Jonson calls himself a latter day Horace – the idea of drama that teaches and pleases is taken from Horace. Yet that belies the evidence that so much of Jonson’s comedy is humoural and concerned with manners. Jonson’s own idea of his comic method is not quite what it actually is.


Jonson is desperate to have an insider wit community – very similar to Restoration Comedy. No teaching, no learning, sucks to be a woman. Jonson inaugurates that form, but can’t quite join it because people think he’s such a pontificating pain. Very prickly about his own reputation.


Epicoene – difficult to get through, plot lines don’t make sense on a regular basis. There is punning going on that would make this funny but it’s pretty opaque for us (insiderism).

-Disturbing Morose’s life is fun(ny). Safe comedy. Jonson does a good job of making that work (Comedia)

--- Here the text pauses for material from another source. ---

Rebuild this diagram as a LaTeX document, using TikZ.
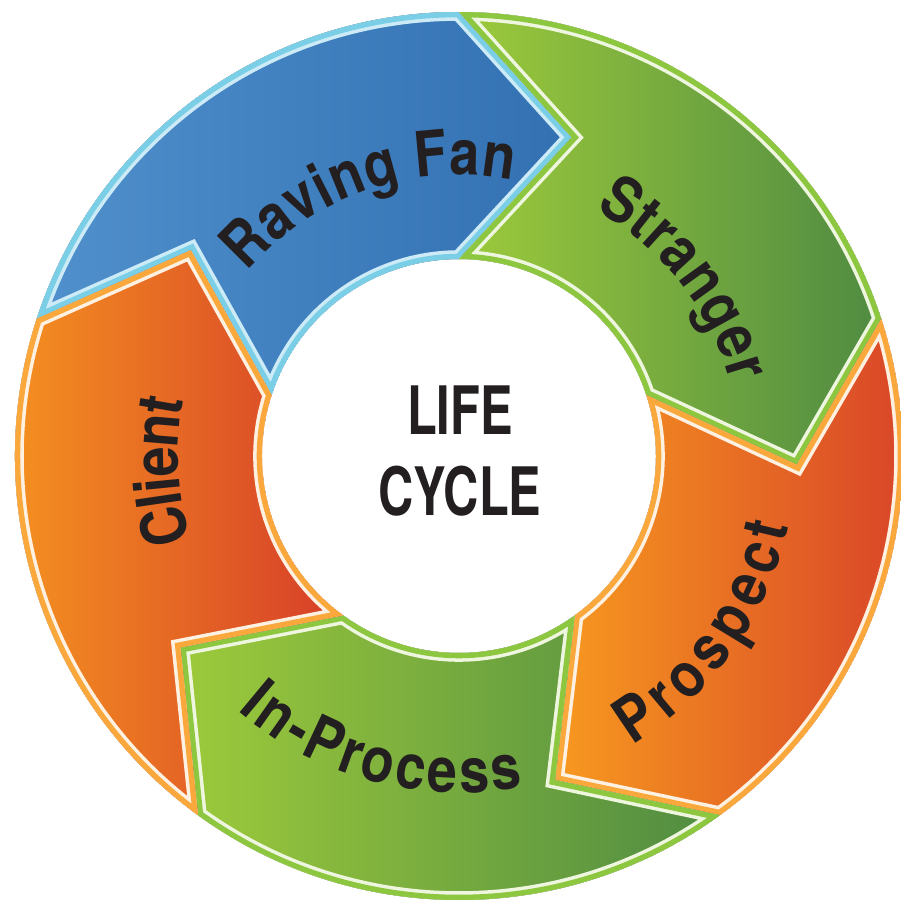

Stylistically it’s tough. All those prose paragraphs.


What’s theatrically interesting about Epicoene is that the wife (Epicoene) turns out to be a man (precedes M. Butterfly). Yet, in the dramatis personae, Jonson gives away the big reveal and – along with the title – Jonson lets people in on the play’s joke right away.


Morose coded by Whitefriars world, maybe that made it easier to catch the joke. Bly’s work is helpful in this regard. Overlapping conceits keep the joke running, extra-textual cues that ground auditors in the play that we don’t see in the play itself. Must’ve been a way to enter into the laughter community of the play that we can’t get now without the boys’ bodies and the way they’re referencing plays we haven’t seen.


Bly – lead actor would’ve been influential and recognizable, as would the clown who would be involved in partially scripting the plays he performed in. The extra-dramatic stuff that isn’t in the text of Epicoene clearly appealed to people.


RSC production of Epicoene, ’88 or ’89, made it work by messing with genders. New person brought in to play Epicoene (so no one was familiar with him), a man, but credited at a woman, looked beautiful like a woman but had a man’s voice. The play keeps you guessing about gender and so does this production.